[Stated problem]
From the listing below, restate word for word the lines from the line containing "What Apache ECharts" down through the line containing "var yTicks = [0, 300, 50];". Exclude pictures.

Data entries
----

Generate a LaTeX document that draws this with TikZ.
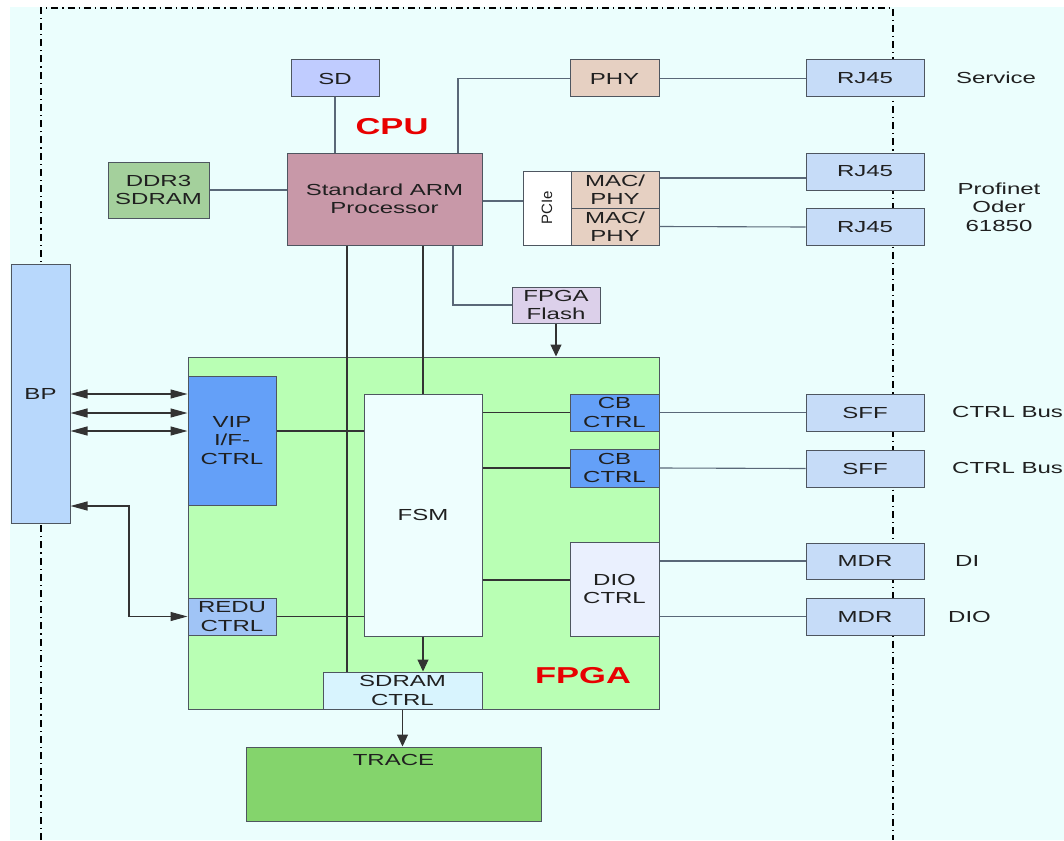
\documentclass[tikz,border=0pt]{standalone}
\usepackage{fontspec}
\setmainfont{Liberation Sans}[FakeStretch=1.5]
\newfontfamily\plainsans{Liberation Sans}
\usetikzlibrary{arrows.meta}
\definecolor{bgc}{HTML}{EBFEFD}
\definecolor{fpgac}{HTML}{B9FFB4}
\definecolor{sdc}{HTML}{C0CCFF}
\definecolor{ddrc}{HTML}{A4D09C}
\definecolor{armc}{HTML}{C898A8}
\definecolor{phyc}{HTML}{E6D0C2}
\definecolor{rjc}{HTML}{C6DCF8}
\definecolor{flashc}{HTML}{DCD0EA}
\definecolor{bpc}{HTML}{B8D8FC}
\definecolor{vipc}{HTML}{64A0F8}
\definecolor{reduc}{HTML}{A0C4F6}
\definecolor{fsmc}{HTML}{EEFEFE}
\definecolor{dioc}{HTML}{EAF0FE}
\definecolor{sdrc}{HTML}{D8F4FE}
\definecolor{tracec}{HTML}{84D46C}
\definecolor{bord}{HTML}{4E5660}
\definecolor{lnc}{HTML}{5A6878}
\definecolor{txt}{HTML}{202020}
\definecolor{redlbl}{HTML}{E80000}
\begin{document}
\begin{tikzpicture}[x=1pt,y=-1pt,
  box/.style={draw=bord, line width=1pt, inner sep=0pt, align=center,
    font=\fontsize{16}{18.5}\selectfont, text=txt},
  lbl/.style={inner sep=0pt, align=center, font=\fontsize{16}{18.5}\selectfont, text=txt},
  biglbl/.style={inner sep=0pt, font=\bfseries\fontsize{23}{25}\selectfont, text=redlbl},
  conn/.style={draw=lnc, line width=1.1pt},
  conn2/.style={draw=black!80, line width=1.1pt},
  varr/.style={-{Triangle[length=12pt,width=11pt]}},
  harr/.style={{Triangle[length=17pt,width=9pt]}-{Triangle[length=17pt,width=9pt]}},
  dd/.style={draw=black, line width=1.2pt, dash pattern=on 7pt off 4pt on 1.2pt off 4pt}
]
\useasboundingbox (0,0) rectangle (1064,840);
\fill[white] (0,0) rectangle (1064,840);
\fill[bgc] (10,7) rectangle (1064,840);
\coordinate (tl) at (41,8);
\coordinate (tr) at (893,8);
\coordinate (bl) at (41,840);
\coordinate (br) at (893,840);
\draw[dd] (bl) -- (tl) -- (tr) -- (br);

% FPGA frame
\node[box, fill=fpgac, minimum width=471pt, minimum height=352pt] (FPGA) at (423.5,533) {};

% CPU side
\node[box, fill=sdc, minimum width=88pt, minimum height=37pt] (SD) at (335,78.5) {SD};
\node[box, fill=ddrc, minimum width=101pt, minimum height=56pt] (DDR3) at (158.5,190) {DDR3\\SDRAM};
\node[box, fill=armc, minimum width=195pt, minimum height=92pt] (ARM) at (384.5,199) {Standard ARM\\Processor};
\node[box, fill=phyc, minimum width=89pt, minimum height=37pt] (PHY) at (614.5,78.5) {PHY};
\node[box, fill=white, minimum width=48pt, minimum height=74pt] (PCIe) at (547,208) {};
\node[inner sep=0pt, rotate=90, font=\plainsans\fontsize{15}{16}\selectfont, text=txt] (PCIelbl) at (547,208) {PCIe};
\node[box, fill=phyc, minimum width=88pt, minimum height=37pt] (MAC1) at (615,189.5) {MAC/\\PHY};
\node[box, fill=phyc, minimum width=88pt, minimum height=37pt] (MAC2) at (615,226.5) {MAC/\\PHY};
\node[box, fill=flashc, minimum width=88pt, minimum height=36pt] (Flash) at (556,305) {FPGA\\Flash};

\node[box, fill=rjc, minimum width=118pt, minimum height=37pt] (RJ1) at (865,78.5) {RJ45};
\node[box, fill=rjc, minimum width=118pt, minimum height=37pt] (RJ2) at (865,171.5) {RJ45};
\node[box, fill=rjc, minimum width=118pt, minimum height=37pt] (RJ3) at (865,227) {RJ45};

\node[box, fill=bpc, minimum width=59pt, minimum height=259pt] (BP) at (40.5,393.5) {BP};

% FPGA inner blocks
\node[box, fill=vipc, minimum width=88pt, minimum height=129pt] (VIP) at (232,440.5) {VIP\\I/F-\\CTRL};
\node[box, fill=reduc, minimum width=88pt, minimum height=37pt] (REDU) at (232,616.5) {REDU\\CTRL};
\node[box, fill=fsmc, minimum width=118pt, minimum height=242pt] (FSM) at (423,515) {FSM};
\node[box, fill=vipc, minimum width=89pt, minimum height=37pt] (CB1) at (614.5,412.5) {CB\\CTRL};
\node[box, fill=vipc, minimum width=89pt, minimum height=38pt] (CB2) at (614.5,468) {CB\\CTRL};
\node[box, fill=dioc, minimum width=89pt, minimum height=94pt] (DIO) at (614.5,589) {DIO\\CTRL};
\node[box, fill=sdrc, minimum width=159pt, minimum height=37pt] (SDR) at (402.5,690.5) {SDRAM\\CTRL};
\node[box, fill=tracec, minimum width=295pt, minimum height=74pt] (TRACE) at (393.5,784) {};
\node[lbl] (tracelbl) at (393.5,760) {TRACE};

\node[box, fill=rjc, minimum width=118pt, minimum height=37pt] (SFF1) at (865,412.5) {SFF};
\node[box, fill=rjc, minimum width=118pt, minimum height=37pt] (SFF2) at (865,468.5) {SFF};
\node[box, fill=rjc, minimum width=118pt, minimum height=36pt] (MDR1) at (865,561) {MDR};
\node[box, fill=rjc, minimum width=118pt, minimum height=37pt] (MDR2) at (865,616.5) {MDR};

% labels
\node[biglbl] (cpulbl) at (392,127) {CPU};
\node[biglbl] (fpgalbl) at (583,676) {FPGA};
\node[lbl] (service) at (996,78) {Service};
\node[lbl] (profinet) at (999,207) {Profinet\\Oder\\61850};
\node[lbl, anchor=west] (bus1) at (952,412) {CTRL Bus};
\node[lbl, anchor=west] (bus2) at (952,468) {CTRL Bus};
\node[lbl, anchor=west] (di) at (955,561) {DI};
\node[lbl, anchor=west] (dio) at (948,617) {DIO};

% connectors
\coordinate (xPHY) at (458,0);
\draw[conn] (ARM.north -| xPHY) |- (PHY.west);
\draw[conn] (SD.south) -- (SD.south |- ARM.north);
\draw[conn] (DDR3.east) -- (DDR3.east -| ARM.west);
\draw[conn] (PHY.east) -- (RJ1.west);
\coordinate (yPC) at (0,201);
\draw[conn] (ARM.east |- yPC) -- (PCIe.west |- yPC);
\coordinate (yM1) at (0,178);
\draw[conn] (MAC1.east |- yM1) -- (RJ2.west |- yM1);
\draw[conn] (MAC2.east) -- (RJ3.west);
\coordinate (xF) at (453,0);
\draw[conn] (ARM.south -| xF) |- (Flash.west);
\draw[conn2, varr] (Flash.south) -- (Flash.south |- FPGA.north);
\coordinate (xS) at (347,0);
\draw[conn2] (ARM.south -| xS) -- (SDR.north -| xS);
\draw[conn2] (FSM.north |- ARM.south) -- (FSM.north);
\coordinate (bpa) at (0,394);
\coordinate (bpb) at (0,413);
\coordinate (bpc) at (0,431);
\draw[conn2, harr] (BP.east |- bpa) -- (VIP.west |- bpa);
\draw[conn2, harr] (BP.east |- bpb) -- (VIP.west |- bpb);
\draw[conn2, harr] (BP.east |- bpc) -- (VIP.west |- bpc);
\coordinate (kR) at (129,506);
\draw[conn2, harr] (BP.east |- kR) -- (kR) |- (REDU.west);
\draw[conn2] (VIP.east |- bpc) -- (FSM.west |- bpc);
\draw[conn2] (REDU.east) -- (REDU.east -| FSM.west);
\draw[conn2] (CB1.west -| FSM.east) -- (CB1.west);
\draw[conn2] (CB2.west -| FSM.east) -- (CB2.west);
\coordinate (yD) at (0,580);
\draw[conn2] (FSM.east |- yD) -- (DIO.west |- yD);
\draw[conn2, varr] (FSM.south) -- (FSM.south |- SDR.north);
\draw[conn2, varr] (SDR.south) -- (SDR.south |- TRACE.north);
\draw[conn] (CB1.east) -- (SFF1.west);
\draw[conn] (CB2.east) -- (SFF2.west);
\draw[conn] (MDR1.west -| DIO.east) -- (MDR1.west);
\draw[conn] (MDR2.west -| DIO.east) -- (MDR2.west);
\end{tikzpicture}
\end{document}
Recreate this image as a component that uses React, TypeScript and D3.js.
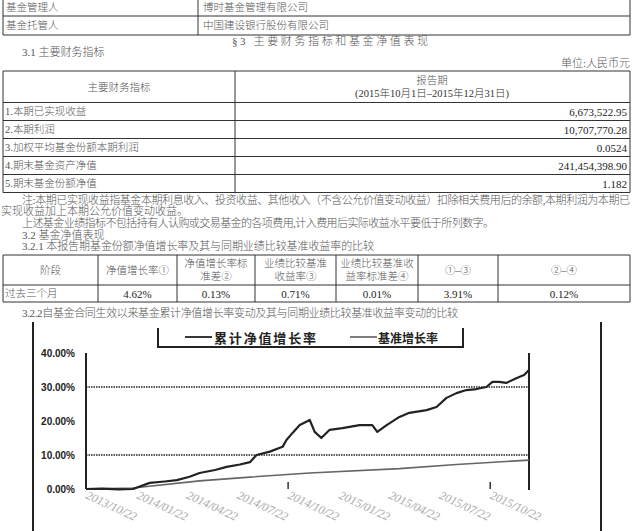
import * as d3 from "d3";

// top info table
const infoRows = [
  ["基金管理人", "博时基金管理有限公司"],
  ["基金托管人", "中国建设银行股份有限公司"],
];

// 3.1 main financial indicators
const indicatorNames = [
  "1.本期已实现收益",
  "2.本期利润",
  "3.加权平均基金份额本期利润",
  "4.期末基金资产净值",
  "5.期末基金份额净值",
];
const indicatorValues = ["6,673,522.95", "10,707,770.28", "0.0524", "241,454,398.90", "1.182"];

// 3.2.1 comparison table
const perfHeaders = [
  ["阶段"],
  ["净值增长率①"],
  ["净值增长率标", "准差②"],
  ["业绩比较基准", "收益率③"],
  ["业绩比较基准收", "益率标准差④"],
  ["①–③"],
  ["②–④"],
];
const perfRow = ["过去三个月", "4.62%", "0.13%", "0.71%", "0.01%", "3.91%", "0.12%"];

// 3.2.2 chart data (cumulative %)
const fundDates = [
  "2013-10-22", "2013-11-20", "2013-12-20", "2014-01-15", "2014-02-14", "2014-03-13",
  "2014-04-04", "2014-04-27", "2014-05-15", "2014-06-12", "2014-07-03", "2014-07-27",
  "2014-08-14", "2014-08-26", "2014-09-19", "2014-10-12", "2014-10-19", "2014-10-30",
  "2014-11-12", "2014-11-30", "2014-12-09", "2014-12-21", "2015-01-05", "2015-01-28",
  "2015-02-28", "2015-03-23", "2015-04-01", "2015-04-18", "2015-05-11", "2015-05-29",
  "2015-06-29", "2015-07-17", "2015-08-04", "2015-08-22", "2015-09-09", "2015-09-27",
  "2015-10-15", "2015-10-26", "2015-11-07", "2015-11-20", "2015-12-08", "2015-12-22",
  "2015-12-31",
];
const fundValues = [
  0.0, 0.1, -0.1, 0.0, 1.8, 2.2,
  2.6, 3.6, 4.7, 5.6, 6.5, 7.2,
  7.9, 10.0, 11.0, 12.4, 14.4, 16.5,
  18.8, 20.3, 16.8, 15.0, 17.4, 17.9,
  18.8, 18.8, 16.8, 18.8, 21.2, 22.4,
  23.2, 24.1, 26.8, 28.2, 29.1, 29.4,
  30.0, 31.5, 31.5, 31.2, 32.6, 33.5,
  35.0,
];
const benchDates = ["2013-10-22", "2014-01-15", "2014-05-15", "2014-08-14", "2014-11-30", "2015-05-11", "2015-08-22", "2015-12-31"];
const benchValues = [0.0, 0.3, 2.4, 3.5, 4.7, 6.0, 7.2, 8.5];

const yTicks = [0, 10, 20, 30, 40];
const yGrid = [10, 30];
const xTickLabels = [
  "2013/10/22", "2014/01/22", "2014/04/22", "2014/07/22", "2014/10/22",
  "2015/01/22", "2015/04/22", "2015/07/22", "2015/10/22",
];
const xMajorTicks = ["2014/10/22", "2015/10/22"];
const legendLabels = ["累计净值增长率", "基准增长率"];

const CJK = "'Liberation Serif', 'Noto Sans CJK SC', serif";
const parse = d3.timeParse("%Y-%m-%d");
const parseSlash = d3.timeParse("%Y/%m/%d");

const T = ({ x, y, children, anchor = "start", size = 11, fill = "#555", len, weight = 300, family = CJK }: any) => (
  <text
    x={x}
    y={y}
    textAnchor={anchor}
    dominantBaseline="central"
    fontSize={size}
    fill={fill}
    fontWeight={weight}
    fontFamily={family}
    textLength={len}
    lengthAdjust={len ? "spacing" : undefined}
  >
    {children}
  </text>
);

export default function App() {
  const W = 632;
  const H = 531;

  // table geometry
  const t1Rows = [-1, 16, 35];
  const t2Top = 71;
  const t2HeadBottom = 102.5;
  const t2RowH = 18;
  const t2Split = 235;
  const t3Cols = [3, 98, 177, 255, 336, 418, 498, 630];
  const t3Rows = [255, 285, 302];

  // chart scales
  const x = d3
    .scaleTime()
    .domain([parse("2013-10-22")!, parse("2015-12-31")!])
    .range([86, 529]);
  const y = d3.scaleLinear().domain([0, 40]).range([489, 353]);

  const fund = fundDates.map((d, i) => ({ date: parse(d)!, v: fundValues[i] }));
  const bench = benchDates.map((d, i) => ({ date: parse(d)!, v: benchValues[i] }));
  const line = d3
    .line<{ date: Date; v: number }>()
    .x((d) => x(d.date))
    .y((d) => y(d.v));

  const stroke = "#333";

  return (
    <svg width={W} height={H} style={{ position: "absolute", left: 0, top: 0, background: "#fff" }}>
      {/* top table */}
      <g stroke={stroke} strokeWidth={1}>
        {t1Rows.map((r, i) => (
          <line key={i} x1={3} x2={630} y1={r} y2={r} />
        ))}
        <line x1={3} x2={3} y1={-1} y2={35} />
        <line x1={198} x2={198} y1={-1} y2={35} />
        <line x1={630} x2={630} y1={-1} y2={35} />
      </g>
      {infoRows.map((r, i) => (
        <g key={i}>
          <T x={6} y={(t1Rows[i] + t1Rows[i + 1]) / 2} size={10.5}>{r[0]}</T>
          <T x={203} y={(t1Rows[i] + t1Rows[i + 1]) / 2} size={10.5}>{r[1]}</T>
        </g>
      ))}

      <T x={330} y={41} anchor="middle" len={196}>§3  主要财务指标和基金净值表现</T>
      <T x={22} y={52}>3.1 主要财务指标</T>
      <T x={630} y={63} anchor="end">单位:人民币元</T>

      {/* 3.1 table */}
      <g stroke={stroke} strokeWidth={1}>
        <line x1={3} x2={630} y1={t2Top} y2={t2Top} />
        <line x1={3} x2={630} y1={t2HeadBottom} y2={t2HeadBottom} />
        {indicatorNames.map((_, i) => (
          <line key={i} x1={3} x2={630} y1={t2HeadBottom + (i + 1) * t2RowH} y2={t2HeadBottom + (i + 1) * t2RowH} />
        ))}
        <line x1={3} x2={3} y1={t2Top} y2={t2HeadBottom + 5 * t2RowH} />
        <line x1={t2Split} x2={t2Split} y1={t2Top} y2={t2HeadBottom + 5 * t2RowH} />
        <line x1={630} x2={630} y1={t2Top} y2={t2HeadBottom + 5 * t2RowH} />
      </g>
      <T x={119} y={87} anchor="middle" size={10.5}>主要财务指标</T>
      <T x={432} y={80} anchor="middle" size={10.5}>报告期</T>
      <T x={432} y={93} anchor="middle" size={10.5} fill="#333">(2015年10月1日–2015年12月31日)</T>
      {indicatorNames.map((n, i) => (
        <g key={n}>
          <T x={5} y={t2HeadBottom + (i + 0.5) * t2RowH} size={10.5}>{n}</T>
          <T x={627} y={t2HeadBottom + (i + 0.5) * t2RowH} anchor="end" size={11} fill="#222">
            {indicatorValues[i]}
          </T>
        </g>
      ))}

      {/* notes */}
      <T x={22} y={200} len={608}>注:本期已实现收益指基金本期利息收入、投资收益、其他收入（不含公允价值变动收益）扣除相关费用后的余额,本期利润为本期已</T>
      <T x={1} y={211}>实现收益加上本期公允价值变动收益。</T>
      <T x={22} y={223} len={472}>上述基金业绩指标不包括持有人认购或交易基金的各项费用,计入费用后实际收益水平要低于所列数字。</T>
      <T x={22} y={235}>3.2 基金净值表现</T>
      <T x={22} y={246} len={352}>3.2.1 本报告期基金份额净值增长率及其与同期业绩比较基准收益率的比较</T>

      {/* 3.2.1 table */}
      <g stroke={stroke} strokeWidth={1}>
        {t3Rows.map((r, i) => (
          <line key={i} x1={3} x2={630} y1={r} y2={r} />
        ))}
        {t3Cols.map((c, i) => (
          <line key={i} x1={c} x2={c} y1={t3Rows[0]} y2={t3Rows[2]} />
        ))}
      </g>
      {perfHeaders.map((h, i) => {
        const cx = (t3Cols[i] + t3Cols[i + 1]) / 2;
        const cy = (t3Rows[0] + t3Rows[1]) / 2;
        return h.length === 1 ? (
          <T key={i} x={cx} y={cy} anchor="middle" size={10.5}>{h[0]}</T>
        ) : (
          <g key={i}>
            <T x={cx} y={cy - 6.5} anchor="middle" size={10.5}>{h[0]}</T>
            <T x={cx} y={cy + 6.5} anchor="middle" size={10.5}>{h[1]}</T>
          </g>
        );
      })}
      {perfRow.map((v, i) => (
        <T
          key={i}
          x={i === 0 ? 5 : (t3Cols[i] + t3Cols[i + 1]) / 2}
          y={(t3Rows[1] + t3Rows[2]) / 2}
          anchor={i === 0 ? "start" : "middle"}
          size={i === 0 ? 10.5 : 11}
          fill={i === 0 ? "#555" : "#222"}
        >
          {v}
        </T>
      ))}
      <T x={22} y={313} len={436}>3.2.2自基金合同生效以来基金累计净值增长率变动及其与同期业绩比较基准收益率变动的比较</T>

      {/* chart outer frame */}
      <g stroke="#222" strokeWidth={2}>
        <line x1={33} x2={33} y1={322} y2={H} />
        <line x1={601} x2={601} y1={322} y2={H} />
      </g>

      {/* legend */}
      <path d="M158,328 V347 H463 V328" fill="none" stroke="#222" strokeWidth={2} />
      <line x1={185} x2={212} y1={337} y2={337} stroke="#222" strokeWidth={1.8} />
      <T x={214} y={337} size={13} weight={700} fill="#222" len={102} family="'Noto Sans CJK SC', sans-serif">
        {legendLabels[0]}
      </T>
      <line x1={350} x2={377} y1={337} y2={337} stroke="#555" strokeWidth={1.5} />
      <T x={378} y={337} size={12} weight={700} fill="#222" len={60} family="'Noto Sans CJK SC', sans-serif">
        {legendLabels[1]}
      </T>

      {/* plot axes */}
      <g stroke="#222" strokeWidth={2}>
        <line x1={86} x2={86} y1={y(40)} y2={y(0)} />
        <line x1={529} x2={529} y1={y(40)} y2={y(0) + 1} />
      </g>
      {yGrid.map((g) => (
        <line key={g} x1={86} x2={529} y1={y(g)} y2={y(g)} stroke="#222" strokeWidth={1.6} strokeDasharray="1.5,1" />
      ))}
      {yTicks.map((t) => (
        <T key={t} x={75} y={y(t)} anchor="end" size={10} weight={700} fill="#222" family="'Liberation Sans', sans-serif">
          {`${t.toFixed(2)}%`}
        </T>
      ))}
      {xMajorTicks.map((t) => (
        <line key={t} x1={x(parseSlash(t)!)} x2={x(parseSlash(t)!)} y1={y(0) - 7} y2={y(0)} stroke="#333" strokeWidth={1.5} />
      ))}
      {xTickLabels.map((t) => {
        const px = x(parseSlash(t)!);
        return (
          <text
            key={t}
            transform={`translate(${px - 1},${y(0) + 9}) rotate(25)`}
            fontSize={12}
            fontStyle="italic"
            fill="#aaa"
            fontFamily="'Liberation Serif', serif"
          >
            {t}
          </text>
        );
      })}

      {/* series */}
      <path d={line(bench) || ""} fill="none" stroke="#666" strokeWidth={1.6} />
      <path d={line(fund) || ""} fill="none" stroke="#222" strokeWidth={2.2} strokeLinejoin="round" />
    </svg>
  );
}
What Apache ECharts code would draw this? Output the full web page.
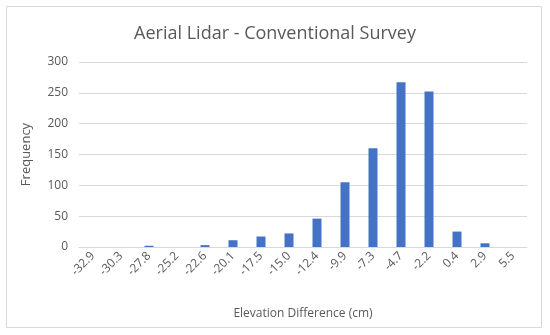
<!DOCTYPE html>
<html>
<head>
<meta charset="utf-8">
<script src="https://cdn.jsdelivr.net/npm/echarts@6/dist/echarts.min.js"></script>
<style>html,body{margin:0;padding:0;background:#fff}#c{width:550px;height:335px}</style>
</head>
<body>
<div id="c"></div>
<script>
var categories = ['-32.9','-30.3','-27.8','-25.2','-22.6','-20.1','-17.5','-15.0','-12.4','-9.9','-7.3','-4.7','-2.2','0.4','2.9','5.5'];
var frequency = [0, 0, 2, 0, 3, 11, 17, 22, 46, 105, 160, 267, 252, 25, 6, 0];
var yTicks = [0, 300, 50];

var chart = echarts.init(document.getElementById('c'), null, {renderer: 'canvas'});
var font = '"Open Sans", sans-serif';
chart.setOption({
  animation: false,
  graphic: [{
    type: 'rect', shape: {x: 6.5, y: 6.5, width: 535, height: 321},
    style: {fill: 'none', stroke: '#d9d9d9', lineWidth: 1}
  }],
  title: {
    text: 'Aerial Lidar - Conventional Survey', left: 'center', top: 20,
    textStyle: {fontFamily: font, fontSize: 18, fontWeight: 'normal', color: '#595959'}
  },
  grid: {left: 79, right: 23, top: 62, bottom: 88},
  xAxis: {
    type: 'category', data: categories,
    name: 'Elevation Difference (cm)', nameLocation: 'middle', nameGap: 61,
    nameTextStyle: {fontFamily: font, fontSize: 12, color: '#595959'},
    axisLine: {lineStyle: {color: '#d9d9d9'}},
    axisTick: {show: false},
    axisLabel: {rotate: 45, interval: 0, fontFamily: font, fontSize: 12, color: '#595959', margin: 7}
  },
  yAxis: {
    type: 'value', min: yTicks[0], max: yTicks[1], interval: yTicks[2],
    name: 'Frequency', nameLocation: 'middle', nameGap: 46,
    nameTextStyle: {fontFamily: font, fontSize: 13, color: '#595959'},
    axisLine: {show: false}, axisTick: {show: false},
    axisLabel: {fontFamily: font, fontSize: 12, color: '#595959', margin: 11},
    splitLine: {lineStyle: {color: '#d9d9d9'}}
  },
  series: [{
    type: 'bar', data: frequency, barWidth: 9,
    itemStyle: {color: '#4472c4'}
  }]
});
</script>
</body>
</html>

----

[Result below]
What Apache ECharts code would draw this? Output the full web page.
<!DOCTYPE html>
<html>
<head>
<meta charset="utf-8">
<script src="https://cdn.jsdelivr.net/npm/echarts@6/dist/echarts.min.js"></script>
<style>html,body{margin:0;padding:0;background:#fff}#c{width:550px;height:335px}</style>
</head>
<body>
<div id="c"></div>
<script>
var categories = ['-32.9','-30.3','-27.8','-25.2','-22.6','-20.1','-17.5','-15.0','-12.4','-9.9','-7.3','-4.7','-2.2','0.4','2.9','5.5'];
var frequency = [0, 0, 2, 0, 3, 11, 17, 22, 46, 105, 160, 267, 252, 25, 6, 0];
var yTicks = [0, 300, 50];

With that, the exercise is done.